Donanım üretiminin Doğu Asya'dan uzaklaşması pek olası değil, ancak yapay zeka ve kripto paralara güç veren veri merkezleri ucuz ve güvenilir enerjinin bol olduğu bölgelerde inşa edilecek. Arazi maliyetleri, elektrik ve ekipman maliyetlerine kıyasla neredeyse ihmal edilebilir seviyede. Bu veri merkezlerinin önemi genellikle mümkün kıldıkları ürünün cazibesi içinde kayboluyor.
Gelecekteki çatışmalarda, veri merkezleri birbiriyle bağlantılı savaşan güçlerin merkezi sinir sistemleri olacak ve korunmaları ya da yok edilmeleri çatışmaların sonucunu belirleyen önemli bir etken olacak. İkinci Dünya Savaşı sırasında İngiltere'nin zincirleme radar sistemi ile aynı derecede faydalı olacaklar. Her asker, insansız hava aracı, uçak, tank ve gözetleme sistemi tarafından toplanan veriler toplanacak ve komutanların karar vermek için kullanabileceği tüm savaş alanının tek bir resmi olarak yorumlanacak. Şu anda, tam ölçekli bir savaş gücü için bu görevleri yerine getirmek için gereken depolama ve bilgi işlem gücü yalnızca bir veri merkezinde bulunabilir. Ancak mobil veri merkezleri geliştirilme aşamasında.
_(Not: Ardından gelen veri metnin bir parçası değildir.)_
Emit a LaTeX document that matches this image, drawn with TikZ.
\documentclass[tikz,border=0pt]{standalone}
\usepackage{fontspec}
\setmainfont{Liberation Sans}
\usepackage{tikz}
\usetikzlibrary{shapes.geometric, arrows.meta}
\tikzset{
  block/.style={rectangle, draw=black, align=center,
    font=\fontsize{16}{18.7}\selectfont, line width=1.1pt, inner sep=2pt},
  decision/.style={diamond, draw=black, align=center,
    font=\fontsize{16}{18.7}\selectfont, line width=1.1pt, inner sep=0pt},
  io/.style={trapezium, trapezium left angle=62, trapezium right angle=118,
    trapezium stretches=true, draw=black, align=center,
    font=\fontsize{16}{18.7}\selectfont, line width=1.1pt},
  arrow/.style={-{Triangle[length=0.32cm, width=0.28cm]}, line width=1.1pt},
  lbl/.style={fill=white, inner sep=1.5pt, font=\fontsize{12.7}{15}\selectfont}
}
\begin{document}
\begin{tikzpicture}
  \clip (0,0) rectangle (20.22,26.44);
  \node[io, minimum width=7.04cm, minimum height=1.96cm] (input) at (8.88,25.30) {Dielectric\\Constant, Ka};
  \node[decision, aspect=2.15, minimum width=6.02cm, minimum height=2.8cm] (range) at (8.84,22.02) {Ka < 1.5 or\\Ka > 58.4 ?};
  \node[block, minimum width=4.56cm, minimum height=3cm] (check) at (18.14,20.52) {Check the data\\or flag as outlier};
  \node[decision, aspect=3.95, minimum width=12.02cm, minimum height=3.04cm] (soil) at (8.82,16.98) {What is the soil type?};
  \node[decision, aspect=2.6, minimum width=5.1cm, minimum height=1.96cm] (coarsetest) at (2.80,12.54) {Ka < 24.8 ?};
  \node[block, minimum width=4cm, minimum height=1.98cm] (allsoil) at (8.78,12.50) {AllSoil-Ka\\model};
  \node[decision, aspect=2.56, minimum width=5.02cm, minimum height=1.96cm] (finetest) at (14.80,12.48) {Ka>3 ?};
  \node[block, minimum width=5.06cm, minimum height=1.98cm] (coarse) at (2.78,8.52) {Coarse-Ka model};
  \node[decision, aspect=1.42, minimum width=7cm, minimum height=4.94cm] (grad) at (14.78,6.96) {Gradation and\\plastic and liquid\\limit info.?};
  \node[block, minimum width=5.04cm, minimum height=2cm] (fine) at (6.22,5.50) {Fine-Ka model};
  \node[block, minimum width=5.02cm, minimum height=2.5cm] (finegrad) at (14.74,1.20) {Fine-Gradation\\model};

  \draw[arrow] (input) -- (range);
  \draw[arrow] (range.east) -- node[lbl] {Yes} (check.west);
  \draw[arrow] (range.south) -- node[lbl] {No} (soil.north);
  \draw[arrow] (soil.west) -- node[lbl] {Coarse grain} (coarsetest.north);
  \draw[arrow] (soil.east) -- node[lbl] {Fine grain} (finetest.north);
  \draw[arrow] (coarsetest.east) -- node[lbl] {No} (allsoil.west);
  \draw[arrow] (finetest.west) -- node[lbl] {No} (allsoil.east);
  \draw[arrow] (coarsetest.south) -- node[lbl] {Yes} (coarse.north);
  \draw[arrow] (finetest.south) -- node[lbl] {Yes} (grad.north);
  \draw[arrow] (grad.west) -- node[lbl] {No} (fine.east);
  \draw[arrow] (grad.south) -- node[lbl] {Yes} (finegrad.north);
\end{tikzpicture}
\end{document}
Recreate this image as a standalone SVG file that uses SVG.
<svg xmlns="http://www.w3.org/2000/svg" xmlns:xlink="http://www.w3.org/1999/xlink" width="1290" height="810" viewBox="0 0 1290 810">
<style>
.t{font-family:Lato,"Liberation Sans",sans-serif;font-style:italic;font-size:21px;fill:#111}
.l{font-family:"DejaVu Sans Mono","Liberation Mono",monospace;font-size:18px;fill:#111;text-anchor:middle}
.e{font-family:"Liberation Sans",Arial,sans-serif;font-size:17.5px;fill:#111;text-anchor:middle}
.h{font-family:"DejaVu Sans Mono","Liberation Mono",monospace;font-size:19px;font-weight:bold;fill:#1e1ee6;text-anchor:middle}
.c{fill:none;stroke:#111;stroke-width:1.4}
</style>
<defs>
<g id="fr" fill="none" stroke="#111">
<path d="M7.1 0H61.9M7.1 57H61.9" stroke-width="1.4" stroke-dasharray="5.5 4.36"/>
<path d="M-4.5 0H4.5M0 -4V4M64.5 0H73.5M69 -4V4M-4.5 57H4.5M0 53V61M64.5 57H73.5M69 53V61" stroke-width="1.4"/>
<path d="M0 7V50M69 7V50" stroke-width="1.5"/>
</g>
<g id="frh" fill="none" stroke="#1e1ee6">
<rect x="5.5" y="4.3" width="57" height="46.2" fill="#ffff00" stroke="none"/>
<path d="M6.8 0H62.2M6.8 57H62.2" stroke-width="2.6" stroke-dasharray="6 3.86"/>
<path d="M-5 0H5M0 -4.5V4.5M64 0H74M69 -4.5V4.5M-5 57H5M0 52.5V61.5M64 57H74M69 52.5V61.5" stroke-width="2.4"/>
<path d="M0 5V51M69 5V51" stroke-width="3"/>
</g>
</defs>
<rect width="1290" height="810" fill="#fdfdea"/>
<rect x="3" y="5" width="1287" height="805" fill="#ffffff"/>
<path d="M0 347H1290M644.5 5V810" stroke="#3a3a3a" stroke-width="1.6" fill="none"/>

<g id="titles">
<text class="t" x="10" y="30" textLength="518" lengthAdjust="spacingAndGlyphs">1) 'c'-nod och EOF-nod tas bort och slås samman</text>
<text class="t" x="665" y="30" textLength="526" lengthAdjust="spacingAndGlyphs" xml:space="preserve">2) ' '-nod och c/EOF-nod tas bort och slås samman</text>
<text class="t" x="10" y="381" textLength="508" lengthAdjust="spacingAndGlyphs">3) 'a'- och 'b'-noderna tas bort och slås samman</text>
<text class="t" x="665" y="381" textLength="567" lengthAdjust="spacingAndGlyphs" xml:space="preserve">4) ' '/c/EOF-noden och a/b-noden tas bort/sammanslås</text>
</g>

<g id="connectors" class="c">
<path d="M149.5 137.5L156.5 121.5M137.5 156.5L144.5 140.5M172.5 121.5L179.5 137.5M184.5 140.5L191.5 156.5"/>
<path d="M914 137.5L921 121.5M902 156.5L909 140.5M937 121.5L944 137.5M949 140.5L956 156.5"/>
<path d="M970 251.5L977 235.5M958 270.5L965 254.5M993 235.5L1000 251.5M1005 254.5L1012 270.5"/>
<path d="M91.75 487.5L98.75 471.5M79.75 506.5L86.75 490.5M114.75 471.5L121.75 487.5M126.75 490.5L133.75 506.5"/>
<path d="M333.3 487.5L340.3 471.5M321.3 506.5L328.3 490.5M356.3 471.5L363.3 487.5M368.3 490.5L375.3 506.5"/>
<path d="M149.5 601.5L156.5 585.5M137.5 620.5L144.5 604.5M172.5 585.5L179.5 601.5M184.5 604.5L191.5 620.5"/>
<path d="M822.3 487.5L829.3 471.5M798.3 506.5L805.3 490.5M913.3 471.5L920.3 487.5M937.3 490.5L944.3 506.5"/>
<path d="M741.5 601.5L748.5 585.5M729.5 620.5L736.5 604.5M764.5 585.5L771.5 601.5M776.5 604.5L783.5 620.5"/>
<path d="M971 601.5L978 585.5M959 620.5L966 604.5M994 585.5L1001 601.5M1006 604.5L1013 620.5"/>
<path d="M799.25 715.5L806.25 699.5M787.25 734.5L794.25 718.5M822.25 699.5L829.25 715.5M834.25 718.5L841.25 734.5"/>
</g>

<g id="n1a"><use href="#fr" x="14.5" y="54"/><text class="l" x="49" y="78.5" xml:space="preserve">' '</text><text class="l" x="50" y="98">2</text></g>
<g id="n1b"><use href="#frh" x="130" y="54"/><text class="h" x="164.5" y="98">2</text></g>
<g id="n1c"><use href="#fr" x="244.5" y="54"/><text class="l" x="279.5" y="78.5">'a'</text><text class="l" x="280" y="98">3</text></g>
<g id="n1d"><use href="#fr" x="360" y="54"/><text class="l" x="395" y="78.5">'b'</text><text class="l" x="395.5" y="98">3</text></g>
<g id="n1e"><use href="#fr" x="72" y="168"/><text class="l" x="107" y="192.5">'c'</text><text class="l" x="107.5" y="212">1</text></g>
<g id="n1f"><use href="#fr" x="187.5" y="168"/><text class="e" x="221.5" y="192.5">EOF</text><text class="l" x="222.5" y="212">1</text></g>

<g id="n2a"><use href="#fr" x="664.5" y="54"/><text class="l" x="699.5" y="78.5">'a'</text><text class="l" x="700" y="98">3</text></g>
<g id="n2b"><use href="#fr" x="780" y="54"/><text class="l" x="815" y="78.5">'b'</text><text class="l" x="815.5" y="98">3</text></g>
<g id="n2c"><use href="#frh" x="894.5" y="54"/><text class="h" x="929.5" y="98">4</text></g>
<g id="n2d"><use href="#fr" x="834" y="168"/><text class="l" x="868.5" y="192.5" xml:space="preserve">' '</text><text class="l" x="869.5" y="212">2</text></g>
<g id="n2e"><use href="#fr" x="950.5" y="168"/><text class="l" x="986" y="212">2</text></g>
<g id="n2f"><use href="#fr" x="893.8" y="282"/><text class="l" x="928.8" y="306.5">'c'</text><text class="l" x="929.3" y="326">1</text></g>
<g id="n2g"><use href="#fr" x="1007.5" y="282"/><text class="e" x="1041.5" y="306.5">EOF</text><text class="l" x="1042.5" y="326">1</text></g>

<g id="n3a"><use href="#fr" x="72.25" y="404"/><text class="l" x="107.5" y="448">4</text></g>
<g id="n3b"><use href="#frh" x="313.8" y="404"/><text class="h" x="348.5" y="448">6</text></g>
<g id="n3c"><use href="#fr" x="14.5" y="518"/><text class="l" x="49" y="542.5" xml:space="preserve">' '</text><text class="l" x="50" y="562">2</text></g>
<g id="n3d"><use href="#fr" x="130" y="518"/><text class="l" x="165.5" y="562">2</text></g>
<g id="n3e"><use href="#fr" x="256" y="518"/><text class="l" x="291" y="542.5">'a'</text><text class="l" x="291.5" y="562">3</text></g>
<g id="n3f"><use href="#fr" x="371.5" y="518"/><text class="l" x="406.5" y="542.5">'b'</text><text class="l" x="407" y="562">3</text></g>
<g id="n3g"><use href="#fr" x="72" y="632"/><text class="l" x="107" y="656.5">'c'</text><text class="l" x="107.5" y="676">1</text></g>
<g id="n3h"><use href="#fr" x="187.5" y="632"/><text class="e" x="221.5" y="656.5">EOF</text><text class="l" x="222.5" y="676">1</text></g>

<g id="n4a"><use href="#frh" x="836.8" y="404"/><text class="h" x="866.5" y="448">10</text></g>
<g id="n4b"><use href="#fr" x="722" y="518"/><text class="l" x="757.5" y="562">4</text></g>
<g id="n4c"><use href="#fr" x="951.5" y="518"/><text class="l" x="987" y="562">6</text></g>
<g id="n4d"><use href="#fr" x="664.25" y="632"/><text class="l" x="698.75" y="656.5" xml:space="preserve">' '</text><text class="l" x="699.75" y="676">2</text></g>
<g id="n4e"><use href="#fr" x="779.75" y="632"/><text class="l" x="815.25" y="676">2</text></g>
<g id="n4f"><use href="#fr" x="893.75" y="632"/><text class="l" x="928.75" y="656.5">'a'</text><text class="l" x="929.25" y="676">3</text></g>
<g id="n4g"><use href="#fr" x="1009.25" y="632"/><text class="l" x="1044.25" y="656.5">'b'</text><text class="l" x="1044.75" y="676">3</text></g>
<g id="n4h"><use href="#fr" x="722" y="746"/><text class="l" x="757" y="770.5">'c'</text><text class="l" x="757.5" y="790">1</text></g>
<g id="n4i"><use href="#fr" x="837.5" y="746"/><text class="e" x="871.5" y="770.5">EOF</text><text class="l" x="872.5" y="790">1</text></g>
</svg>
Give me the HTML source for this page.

İyi haber şu ki, yapay zeka ve daha az ölçüde kripto para birimleri henüz yeni yeni yaygın bir teknoloji haline gelmeye başladı. Washington hem mevzuat hem de uygulama cephelerinde kesinlikle eğrinin gerisinde olsa da, diğer konularda olduğu gibi onlarca yıl değil, birkaç yıl geride kaldı. Bu da arayı kapatmak için nispeten ulaşılabilir bir yol olduğunu gösteriyor. Yine de her şey seçilmiş yetkililerimizin eğitimiyle başlıyor. Konuşma yazarlarının, konuşma metinlerine baharat gibi moda sözcükler serpiştirmesi bu işi çözmeyecek.
Korku, Washington'da kripto para birimleri ve yapay zeka konusundaki konuşmaları şekillendiriyor ve bunun başlıca nedeni anlayış ve eğitim eksikliği. Eğitim odak noktası olmalı, çünkü anlayış bilinmeyene karşı duyulan korkuyu bastıracaktır.